Listening to What the Fish Say About Hearing Loss

A side project on salmon ears led Allison Coffin (Ph.D. '05, biological sciences) to a biomedical sciences career she never expected.

 

For Allison Coffin (Ph.D. ’05, biological sciences), a love for biology started with a shark. 

“Seeing a shark in the wild when I was about six, I thought, ‘That’s so cool, I want to know about that,’” said Coffin, now an associate professor of biomedical sciences at Creighton University in Nebraska. “Some kids love dinosaurs. For me, it was sharks, with their weird eyes and all those teeth.”

Allison Coffin portrait outside.
Allison Coffin. Photo courtesy same.

Coffin’s fascination with the big fish held: She got her bachelor’s degree in marine biology from the Florida Institute of Technology, where her senior project on fish communication solidified her plans to continue in the field. While earning her master’s degree in fisheries at the University of Minnesota, she learned about University of Maryland Biology Professor Emeritus Arthur N. Popper’s research on fish hearing and auditory mechanisms.

“I wrote to him and asked, ‘Can I please come do a Ph.D. with you?’ And he basically said yes,” she recalled. “Then, when I walked into his office for my interview, Art said, ‘When do you want to start?’ And that was that.”

The otolith effect

Coffin was one of the first Ph.D. students supported by UMD’s Center for Comparative and Evolutionary Biology of Hearing, an interdisciplinary program funded by a training grant from the National Institutes of Health’s National Institute on Deafness and Other Communication Disorders.

Coffin’s dissertation focused on how different proteins are distributed in the ears of various vertebrates, which allowed her to build fundamental skills she’s been using ever since—from protocol troubleshooting to fluorescence microscopy. But it was a side project on salmon ears that had the biggest impact on her career trajectory.

As Coffin explained, fish have small calcium carbonate masses in their ears called otoliths, which overlie the sensory tissue and stimulate the hearing cells, allowing fish to hear. (You can also count the rings in otoliths, like rings in a tree, to determine a fish’s age almost to the number of days.)

These otoliths are normally white and opaque.
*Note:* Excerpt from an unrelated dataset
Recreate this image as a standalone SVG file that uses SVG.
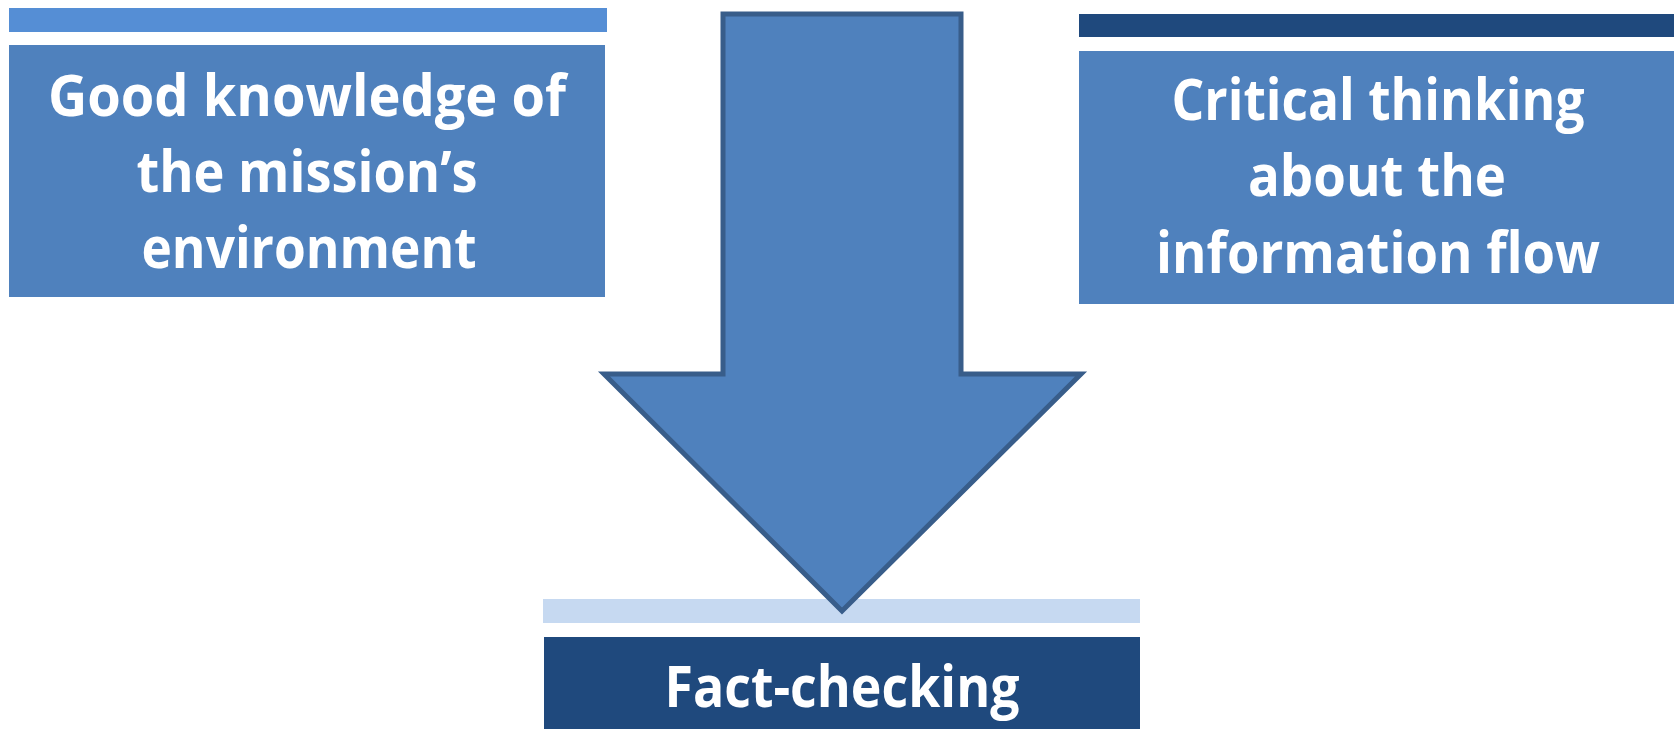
<svg xmlns="http://www.w3.org/2000/svg" width="1674" height="729" viewBox="0 0 1674 729">
<style>
.t{font-family:"Open Sans","Noto Sans","Liberation Sans",sans-serif;font-weight:700;font-size:58px;fill:#FFFFFF;text-anchor:middle}
.box{fill:#4F81BD}
.dark{fill:#1F497D}
</style>
<rect x="0" y="0" width="1674" height="729" fill="#FFFFFF"/>
<g id="node-knowledge">
<rect x="9" y="8" width="598" height="24" fill="#558ED5"/>
<rect class="box" x="9" y="45" width="596" height="252"/>
<text class="t" x="307" y="116" textLength="518" lengthAdjust="spacingAndGlyphs">Good knowledge of</text>
<text class="t" x="307" y="192" textLength="341" lengthAdjust="spacingAndGlyphs">the mission’s</text>
<text class="t" x="309" y="268" textLength="335" lengthAdjust="spacingAndGlyphs">environment</text>
</g>
<g id="node-critical">
<rect class="dark" x="1079" y="14" width="595" height="23"/>
<rect class="box" x="1079" y="51" width="595" height="253"/>
<text class="t" x="1378" y="120" textLength="413" lengthAdjust="spacingAndGlyphs">Critical thinking</text>
<text class="t" x="1377" y="196" textLength="258" lengthAdjust="spacingAndGlyphs">about the</text>
<text class="t" x="1378" y="273" textLength="444" lengthAdjust="spacingAndGlyphs">information flow</text>
</g>
<g id="node-factchecking">
<rect x="543" y="599" width="597" height="24" fill="#C6D9F1"/>
<rect class="dark" x="544" y="637" width="596" height="92"/>
<text class="t" x="842" y="707" textLength="355" lengthAdjust="spacingAndGlyphs">Fact-checking</text>
</g>
<g id="connectors">
<polygon points="723,14 961,14 961,374 1081,374 842,611 604,374 723,374" fill="#4F81BD" stroke="#385D8A" stroke-width="5" stroke-linejoin="miter"/>
</g>
</svg>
But when some graduate students from the University of California, Santa Cruz, and the Alaska Department of Fish and Game working on salmon reached out to Popper with some translucent, bumpy otoliths, the question arose: Does this abnormality affect the animals’ hearing? Coffin’s interest was piqued.

Transferring the fish to Maryland, she dove into the project, testing the salmon’s hearing and examining key ear structures in detail. 

“It got to the point where we could predict quite well what the otoliths would look like based on a fish’s hearing ability,” she said. “This was the rare case in science of quickly going from question to answer. Do these weird ear stones affect a fish’s hearing? Oh my gosh, yes!” 

It was a turning point for her: “The project that made me love research,” she said.

After Coffin graduated from Maryland, Popper connected her with a faculty member at the University of Washington who was studying zebrafish as a model for human hearing loss—and this postdoctoral fellowship led her transition into biomedical sciences research. 

“Fish ears are quite similar to mammalian ears in some very fundamental ways,” Coffin said. “They respond similarly to medications that we know cause hearing loss, they respond similarly to noise, and my lab and a few others showed recently that zebrafish also lose their hearing as they age.”

Unlike in humans, hearing cells in fish regenerate. So why would the animal’s hearing decline with time if worn-out parts are regularly replenished?

“It turns out it’s the rate of replacement that slows with age,” she said. “So, now I want to know: What genetics underlie this slowdown and how we can apply what we learn to human hearing? And can zebrafish teach us how to advance therapies to prevent hearing loss or restore it after damage? These are some of the questions driving my lab at Creighton today.”

‘Superlative communicator’

As a faculty member, Coffin prioritizes research, teaching and communication.

“Allison was a delight to have in the lab, not just for her scholarly skills, which were sizable, but because she was already a superlative communicator,” Popper said. “As a graduate student, she had the ability to teach others how to communicate effectively. She has helped many younger researchers rise to their potential. It’s one of her immense strengths.”

Coffin’s commitment to excellence in communication started in Minnesota, when she joined her mother at a meeting of Toastmasters International, a nonprofit educational organization focused on promoting public speaking skills. She stuck with it after moving to Maryland, ultimately becoming president of the Rockville club and a sought-after communications trainer for other scientists. In 2017, she helped launch Science Talk Northwest, a conference that led to the formation of the nonprofit Association of Science Communicators (ASC). 

“For me, being a good science communicator is part of being a good scientist,” said Coffin, who currently serves as ASC's president.

Some 20 years after graduating, Coffin continues to value the many academic, research and collaboration opportunities UMD offered.

“I would advise today’s science students to really explore those, as you might end up going in a different direction than you expected. Which, as I learned, can be the best possible thing,” she said.